_WHAT IS ASKED_
Everything in the data should be repeated exactly, save for the images.

_SOURCE DATA_
════
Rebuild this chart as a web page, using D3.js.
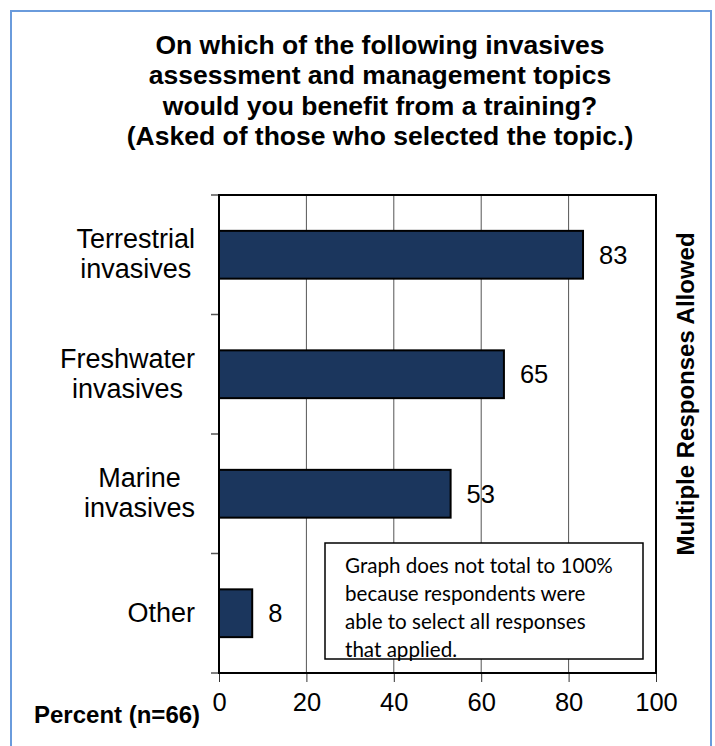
<!DOCTYPE html>
<html><head><meta charset="utf-8">
<script src="https://cdn.jsdelivr.net/npm/d3@7"></script>
<style>
html,body{margin:0;padding:0;background:#fff;}
svg{display:block;}
</style></head>
<body>
<svg id="c" width="715" height="746"></svg>
<script>
const titleLines = ["On which of the following invasives","assessment and management topics","would you benefit from a training?","(Asked of those who selected the topic.)"];
const categories = [["Terrestrial","invasives"],["Freshwater","invasives"],["Marine","invasives"],["Other"]];
const values = [83.3, 65.2, 53.0, 7.6];
const xTicks = [0,20,40,60,80,100];
const xTitle = "Percent (n=66)";
const sideLabel = "Multiple Responses Allowed";
const noteLines = ["Graph does not total to 100%","because respondents were","able to select all responses","that applied."];

const SANS = "'Liberation Sans', Arial, sans-serif";
const svg = d3.select("#c").style("font-family", SANS);
const M = {left:219, right:656, top:195, bottom:673};

// outer border
svg.append("rect").attr("x",11).attr("y",11).attr("width",700).attr("height",760)
  .attr("fill","#fff").attr("stroke","#6a9bdc").attr("stroke-width",2);

// title
svg.append("g").selectAll("text").data(titleLines).join("text")
  .attr("x",380).attr("y",(d,i)=>54+i*30.4).attr("text-anchor","middle")
  .attr("font-size",26.5).attr("font-weight","bold").text(d=>d);

const x = d3.scaleLinear().domain([0,100]).range([M.left,M.right]);
const y = d3.scaleBand().domain(categories.map(d=>d.join(" "))).range([M.top,M.bottom])
  .paddingInner(0.6).paddingOuter(0.3);

// gridlines
svg.append("g").selectAll("line").data(xTicks.filter(t=>t>0&&t<100)).join("line")
  .attr("x1",d=>x(d)).attr("x2",d=>x(d)).attr("y1",M.top).attr("y2",M.bottom)
  .attr("stroke","#555").attr("stroke-width",1);

// x axis
const xa = svg.append("g").attr("transform",`translate(0,${M.bottom})`)
  .call(d3.axisBottom(x).tickValues(xTicks).tickSize(9).tickPadding(10).tickFormat(d3.format("d")));
xa.attr("font-family",null).attr("font-size",null);
xa.select(".domain").remove();
xa.selectAll(".tick line").attr("stroke","#333").attr("stroke-width",1);
xa.selectAll(".tick text").attr("font-size",25.5).attr("dy","0.75em").attr("y",19);

// y ticks at band boundaries
const bounds = d3.range(categories.length+1).map(i=>M.top + i*y.step());
svg.append("g").selectAll("line").data(bounds).join("line")
  .attr("x1",M.left-8).attr("x2",M.left).attr("y1",d=>d).attr("y2",d=>d)
  .attr("stroke","#555").attr("stroke-width",1.5);

// bars
svg.append("g").selectAll("rect").data(values).join("rect")
  .attr("x",x(0)).attr("y",(d,i)=>y(categories[i].join(" ")))
  .attr("width",d=>x(d)-x(0)).attr("height",y.bandwidth())
  .attr("fill","#1b365d").attr("stroke","#000").attr("stroke-width",2);

// value labels
svg.append("g").selectAll("text").data(values).join("text")
  .attr("x",d=>x(d)+16).attr("y",(d,i)=>y(categories[i].join(" "))+y.bandwidth()/2+9)
  .attr("font-size",25.5).text(d=>d3.format(".0f")(d));

// plot frame
svg.append("rect").attr("x",M.left).attr("y",M.top).attr("width",M.right-M.left).attr("height",M.bottom-M.top)
  .attr("fill","none").attr("stroke","#000").attr("stroke-width",2);

// category labels
categories.forEach((lines,i)=>{
  const cy = y(lines.join(" "))+y.bandwidth()/2;
  const g = svg.append("g");
  const ts = g.selectAll("text").data(lines).join("text")
    .attr("y",(d,j)=>cy+8.5+(j-(lines.length-1)/2)*30)
    .attr("font-size",27).attr("text-anchor","middle").text(d=>d);
  let maxW = 0; ts.each(function(){maxW=Math.max(maxW,this.getComputedTextLength());});
  ts.attr("x",195-maxW/2);
});

// x title
svg.append("text").attr("x",34).attr("y",723).attr("font-size",24).attr("font-weight","bold").text(xTitle);

// side label
svg.append("text").attr("transform","translate(694,394) rotate(-90)").attr("text-anchor","middle")
  .attr("font-size",24).attr("font-weight","bold").text(sideLabel);

// note box
svg.append("rect").attr("x",325).attr("y",543).attr("width",318).attr("height",116)
  .attr("fill","#fff").attr("stroke","#000").attr("stroke-width",1.5);
svg.append("g").style("font-family","Lato, 'Open Sans', sans-serif")
  .selectAll("text").data(noteLines).join("text")
  .attr("x",345).attr("y",(d,i)=>573.3+i*27.8)
  .attr("font-size",20.6).text(d=>d);
</script>
</body></html>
════
_TASK ANSWER_
Rebuild this chart as a web page, using D3.js.
<!DOCTYPE html>
<html><head><meta charset="utf-8">
<script src="https://cdn.jsdelivr.net/npm/d3@7"></script>
<style>
html,body{margin:0;padding:0;background:#fff;}
svg{display:block;}
</style></head>
<body>
<svg id="c" width="715" height="746"></svg>
<script>
const titleLines = ["On which of the following invasives","assessment and management topics","would you benefit from a training?","(Asked of those who selected the topic.)"];
const categories = [["Terrestrial","invasives"],["Freshwater","invasives"],["Marine","invasives"],["Other"]];
const values = [83.3, 65.2, 53.0, 7.6];
const xTicks = [0,20,40,60,80,100];
const xTitle = "Percent (n=66)";
const sideLabel = "Multiple Responses Allowed";
const noteLines = ["Graph does not total to 100%","because respondents were","able to select all responses","that applied."];

const SANS = "'Liberation Sans', Arial, sans-serif";
const svg = d3.select("#c").style("font-family", SANS);
const M = {left:219, right:656, top:195, bottom:673};

// outer border
svg.append("rect").attr("x",11).attr("y",11).attr("width",700).attr("height",760)
  .attr("fill","#fff").attr("stroke","#6a9bdc").attr("stroke-width",2);

// title
svg.append("g").selectAll("text").data(titleLines).join("text")
  .attr("x",380).attr("y",(d,i)=>54+i*30.4).attr("text-anchor","middle")
  .attr("font-size",26.5).attr("font-weight","bold").text(d=>d);

const x = d3.scaleLinear().domain([0,100]).range([M.left,M.right]);
const y = d3.scaleBand().domain(categories.map(d=>d.join(" "))).range([M.top,M.bottom])
  .paddingInner(0.6).paddingOuter(0.3);

// gridlines
svg.append("g").selectAll("line").data(xTicks.filter(t=>t>0&&t<100)).join("line")
  .attr("x1",d=>x(d)).attr("x2",d=>x(d)).attr("y1",M.top).attr("y2",M.bottom)
  .attr("stroke","#555").attr("stroke-width",1);

// x axis
const xa = svg.append("g").attr("transform",`translate(0,${M.bottom})`)
  .call(d3.axisBottom(x).tickValues(xTicks).tickSize(9).tickPadding(10).tickFormat(d3.format("d")));
xa.attr("font-family",null).attr("font-size",null);
xa.select(".domain").remove();
xa.selectAll(".tick line").attr("stroke","#333").attr("stroke-width",1);
xa.selectAll(".tick text").attr("font-size",25.5).attr("dy","0.75em").attr("y",19);

// y ticks at band boundaries
const bounds = d3.range(categories.length+1).map(i=>M.top + i*y.step());
svg.append("g").selectAll("line").data(bounds).join("line")
  .attr("x1",M.left-8).attr("x2",M.left).attr("y1",d=>d).attr("y2",d=>d)
  .attr("stroke","#555").attr("stroke-width",1.5);

// bars
svg.append("g").selectAll("rect").data(values).join("rect")
  .attr("x",x(0)).attr("y",(d,i)=>y(categories[i].join(" ")))
  .attr("width",d=>x(d)-x(0)).attr("height",y.bandwidth())
  .attr("fill","#1b365d").attr("stroke","#000").attr("stroke-width",2);

// value labels
svg.append("g").selectAll("text").data(values).join("text")
  .attr("x",d=>x(d)+16).attr("y",(d,i)=>y(categories[i].join(" "))+y.bandwidth()/2+9)
  .attr("font-size",25.5).text(d=>d3.format(".0f")(d));

// plot frame
svg.append("rect").attr("x",M.left).attr("y",M.top).attr("width",M.right-M.left).attr("height",M.bottom-M.top)
  .attr("fill","none").attr("stroke","#000").attr("stroke-width",2);

// category labels
categories.forEach((lines,i)=>{
  const cy = y(lines.join(" "))+y.bandwidth()/2;
  const g = svg.append("g");
  const ts = g.selectAll("text").data(lines).join("text")
    .attr("y",(d,j)=>cy+8.5+(j-(lines.length-1)/2)*30)
    .attr("font-size",27).attr("text-anchor","middle").text(d=>d);
  let maxW = 0; ts.each(function(){maxW=Math.max(maxW,this.getComputedTextLength());});
  ts.attr("x",195-maxW/2);
});

// x title
svg.append("text").attr("x",34).attr("y",723).attr("font-size",24).attr("font-weight","bold").text(xTitle);

// side label
svg.append("text").attr("transform","translate(694,394) rotate(-90)").attr("text-anchor","middle")
  .attr("font-size",24).attr("font-weight","bold").text(sideLabel);

// note box
svg.append("rect").attr("x",325).attr("y",543).attr("width",318).attr("height",116)
  .attr("fill","#fff").attr("stroke","#000").attr("stroke-width",1.5);
svg.append("g").style("font-family","Lato, 'Open Sans', sans-serif")
  .selectAll("text").data(noteLines).join("text")
  .attr("x",345).attr("y",(d,i)=>573.3+i*27.8)
  .attr("font-size",20.6).text(d=>d);
</script>
</body></html>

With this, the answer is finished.